OMPC PLASMA

This library is an extension of the PLASMA library for distributed memory systems.

Building

To use OMPC PLASMA, we provide a docker image ompcluster/plasma-dev:lastest containing a pre-compiled Clang/LLVM with all the OpenMP and MPI libraries needed to compile and run OMPC PLASMA.

You can execute OMPC PLASMA on any computer using docker or Singularity.

To install OMPC PLASMA we use the following commands:

git clone https://gitlab.com/ompcluster/plasma.git
cd plasma/
mkdir build
cd build
export CC=clang 
export CXX=clang++
export OpenBLAS_ROOT=/usr/local/include/openblas/
cmake ..
make -j$(nproc)

Usage

OMPC PLASMA should be run using parameters. To observe the parameters, execute the following command:

./plasmatest --help

In general, OMPC PLASMA should be executed with the following parameters:

./plasmatest routine --dim=$dim --nrhs=$dim --nb=$nb --test=$test 

These parameters represent:

  • routine: This parameter represents the application of linear algebra. Currently OMPC PLASMA supports four applications: spotrf, sgemm, ssyrk and strsm.

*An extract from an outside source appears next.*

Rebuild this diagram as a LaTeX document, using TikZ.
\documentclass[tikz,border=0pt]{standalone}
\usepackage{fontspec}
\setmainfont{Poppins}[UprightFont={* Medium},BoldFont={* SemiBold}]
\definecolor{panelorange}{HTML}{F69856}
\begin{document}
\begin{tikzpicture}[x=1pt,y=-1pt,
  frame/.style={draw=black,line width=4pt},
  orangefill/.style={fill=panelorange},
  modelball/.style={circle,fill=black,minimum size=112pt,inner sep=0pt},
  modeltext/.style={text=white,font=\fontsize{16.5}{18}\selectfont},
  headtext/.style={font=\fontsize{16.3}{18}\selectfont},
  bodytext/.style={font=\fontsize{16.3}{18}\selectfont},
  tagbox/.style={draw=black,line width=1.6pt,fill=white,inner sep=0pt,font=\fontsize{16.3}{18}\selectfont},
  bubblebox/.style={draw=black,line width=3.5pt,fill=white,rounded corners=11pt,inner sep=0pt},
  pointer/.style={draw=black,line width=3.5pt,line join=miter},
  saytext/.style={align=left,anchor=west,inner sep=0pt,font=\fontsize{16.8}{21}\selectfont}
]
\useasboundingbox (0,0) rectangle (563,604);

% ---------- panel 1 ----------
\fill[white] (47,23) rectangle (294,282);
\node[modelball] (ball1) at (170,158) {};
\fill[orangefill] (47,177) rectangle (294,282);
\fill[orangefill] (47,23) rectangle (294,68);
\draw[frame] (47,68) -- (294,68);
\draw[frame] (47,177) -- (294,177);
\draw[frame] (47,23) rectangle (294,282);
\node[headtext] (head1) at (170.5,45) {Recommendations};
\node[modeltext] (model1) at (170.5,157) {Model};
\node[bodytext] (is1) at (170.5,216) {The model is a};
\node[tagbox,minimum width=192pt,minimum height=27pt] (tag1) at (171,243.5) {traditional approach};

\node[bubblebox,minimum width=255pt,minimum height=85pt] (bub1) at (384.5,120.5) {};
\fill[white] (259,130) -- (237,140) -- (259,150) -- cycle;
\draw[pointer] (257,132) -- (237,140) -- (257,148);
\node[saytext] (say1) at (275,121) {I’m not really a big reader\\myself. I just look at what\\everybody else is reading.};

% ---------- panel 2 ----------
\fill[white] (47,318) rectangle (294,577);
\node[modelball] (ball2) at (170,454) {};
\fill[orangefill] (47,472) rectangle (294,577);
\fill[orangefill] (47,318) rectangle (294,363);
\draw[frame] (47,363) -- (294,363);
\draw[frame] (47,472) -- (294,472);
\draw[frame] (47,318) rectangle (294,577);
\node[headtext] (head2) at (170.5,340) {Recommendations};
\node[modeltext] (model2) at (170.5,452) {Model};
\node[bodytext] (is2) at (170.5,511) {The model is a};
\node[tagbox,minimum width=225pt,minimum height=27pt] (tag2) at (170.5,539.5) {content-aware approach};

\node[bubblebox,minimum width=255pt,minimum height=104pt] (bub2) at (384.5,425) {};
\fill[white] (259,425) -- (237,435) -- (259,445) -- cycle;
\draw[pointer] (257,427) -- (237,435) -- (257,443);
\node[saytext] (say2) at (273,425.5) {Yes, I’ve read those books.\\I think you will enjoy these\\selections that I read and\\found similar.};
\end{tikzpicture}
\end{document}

  • $dim: The matrix size.

  • $nb: The block size. This number should be divisor of $dim.

  • $test(y|n): Determine whether or not the results should be verified.

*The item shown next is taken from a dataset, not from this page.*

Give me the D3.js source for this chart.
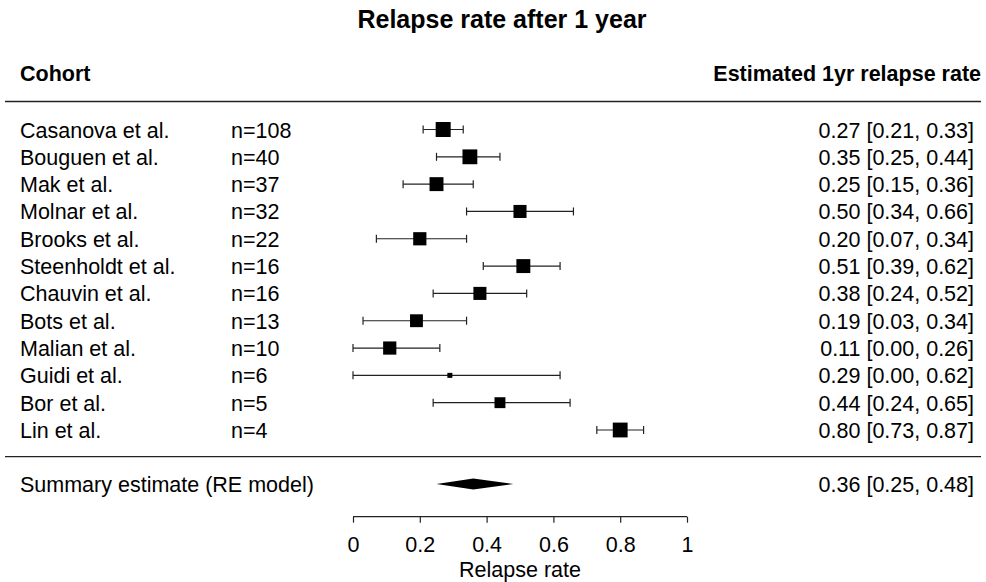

There are other parameters, which depend on each routine that the user wants to execute.

Example

Here is a example how to run the OMPC PLASMA in a cluster using SLURM:

#!/bin/bash
#SBATCH --job-name=plasma-job
#SBATCH --output=plasma-output.txt
#SBATCH --nodes 3

module purge
module load mpich/4.0.2-ucx

##### OMPC settings
export OMPCLUSTER_NUM_EXEC_EVENT_HANDLERS=4
expsort LIBOMP_NUM_HIDDEN_HELPER_THREADS=8
export OMPCLUSTER_HEFT_COMM_COEF=0.00000000008
export OMPCLUSTER_HEFT_COMP_COST=20000000000

##### OpenMP settings
export OMP_NUM_THREADS=4
export OPENBLAS_NUM_THREADS=1 

srun --mpi=pmi2 -n 3 singularity exec plasma-dev_latest.sif plasma/build/plasmatest spotrf --dim=1024 --nrhs=1024 --nb=256 --test=y

OMPC configurations depend on how the user executes the program in the cluster. In the example, OMPC PLASMA runs on 2 worker nodes, each node will work with 4 threads.